What do the lines from the top of the data through the line with "import plotly.graph_objects as go" say? Quote them exactly and include both ends.

━━ Supplied data

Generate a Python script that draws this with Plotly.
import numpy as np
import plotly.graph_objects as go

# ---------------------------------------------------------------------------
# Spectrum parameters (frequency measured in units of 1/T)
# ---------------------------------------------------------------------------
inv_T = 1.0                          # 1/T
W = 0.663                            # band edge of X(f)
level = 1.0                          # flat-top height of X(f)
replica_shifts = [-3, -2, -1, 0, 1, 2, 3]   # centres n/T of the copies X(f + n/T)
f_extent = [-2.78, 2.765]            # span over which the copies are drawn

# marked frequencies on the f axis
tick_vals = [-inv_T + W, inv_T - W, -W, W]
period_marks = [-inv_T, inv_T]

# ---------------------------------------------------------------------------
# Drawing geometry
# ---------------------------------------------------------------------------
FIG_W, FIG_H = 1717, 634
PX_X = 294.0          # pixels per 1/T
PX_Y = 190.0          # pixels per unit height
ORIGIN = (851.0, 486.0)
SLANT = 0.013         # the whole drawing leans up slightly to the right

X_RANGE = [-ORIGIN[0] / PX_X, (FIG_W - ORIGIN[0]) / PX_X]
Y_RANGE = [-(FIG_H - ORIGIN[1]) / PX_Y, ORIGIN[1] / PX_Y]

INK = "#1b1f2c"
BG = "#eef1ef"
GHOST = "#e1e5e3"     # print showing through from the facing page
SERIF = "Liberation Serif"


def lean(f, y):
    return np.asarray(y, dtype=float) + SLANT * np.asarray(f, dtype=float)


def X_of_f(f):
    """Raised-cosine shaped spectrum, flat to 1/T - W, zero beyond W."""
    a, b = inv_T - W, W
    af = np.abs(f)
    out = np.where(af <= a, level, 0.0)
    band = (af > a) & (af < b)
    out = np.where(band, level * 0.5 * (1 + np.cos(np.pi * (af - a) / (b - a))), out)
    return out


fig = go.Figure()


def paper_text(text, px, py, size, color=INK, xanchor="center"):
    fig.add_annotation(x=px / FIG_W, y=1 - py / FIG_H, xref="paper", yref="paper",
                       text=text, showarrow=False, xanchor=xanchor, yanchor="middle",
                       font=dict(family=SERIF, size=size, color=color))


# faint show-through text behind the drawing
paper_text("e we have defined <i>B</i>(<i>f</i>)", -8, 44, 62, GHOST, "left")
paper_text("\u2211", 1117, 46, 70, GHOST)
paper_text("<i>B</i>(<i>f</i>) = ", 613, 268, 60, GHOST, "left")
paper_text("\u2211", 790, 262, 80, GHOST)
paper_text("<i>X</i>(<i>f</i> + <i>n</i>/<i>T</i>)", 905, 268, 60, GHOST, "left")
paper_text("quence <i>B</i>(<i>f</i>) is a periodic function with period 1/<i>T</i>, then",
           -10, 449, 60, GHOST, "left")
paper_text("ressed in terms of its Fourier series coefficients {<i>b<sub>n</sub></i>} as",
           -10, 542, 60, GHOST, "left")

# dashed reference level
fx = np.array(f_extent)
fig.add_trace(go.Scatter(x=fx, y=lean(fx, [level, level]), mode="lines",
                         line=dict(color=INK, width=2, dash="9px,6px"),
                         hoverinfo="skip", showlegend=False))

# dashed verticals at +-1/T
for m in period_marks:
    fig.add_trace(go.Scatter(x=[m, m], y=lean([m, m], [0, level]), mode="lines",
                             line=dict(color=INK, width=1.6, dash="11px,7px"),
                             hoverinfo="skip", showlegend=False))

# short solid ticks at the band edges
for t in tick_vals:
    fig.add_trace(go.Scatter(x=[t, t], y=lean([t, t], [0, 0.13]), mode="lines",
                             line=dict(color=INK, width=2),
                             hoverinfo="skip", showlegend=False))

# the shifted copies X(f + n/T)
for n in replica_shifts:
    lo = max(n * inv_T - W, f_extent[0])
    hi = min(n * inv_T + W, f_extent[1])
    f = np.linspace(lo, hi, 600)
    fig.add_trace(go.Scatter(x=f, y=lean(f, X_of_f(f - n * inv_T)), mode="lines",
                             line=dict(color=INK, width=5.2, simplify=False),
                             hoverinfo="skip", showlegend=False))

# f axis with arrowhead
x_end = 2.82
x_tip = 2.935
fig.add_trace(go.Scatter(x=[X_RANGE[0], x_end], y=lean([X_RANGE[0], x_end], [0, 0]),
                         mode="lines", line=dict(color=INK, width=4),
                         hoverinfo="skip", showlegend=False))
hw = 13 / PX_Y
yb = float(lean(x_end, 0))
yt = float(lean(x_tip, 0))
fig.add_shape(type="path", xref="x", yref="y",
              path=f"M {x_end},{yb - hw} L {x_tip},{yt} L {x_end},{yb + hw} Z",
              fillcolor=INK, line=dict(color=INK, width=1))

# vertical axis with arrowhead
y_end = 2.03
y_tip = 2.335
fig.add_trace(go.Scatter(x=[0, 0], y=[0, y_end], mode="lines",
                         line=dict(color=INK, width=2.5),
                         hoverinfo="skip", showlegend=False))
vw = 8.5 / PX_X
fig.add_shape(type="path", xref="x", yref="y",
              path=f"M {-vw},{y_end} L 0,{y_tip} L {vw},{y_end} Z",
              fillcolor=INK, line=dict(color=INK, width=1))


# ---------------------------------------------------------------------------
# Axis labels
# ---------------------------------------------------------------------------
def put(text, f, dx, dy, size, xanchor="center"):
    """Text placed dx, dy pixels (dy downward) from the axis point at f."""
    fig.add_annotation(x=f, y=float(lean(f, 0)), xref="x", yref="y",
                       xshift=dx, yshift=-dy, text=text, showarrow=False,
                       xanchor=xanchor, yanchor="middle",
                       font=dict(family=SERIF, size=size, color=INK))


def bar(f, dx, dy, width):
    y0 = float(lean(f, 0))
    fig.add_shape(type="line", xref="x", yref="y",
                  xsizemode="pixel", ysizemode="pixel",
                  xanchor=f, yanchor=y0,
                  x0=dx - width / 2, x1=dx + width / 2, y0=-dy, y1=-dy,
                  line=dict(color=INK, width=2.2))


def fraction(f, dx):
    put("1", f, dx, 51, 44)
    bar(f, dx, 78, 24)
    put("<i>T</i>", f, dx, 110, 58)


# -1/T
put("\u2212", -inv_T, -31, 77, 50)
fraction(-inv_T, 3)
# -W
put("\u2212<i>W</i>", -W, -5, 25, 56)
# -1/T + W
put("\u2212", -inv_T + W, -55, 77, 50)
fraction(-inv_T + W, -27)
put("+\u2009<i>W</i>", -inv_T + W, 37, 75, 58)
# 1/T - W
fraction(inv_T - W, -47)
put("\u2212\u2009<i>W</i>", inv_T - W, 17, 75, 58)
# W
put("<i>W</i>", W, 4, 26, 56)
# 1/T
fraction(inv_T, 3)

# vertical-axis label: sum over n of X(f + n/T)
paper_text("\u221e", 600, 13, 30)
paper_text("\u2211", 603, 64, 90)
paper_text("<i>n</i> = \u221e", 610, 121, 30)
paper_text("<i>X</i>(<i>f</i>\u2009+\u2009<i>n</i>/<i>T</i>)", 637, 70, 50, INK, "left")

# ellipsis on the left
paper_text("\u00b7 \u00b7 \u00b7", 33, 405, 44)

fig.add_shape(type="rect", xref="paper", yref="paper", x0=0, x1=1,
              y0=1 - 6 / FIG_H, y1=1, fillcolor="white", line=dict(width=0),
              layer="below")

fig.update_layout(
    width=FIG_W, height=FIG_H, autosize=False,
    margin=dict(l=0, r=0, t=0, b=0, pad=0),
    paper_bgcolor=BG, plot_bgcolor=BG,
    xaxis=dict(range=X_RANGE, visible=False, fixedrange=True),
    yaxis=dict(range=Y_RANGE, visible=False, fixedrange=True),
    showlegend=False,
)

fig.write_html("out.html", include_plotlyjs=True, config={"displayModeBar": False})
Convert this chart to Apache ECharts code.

━━━━

▶ **Complete output**:
Generate a Python script that draws this with Plotly.
import numpy as np
import plotly.graph_objects as go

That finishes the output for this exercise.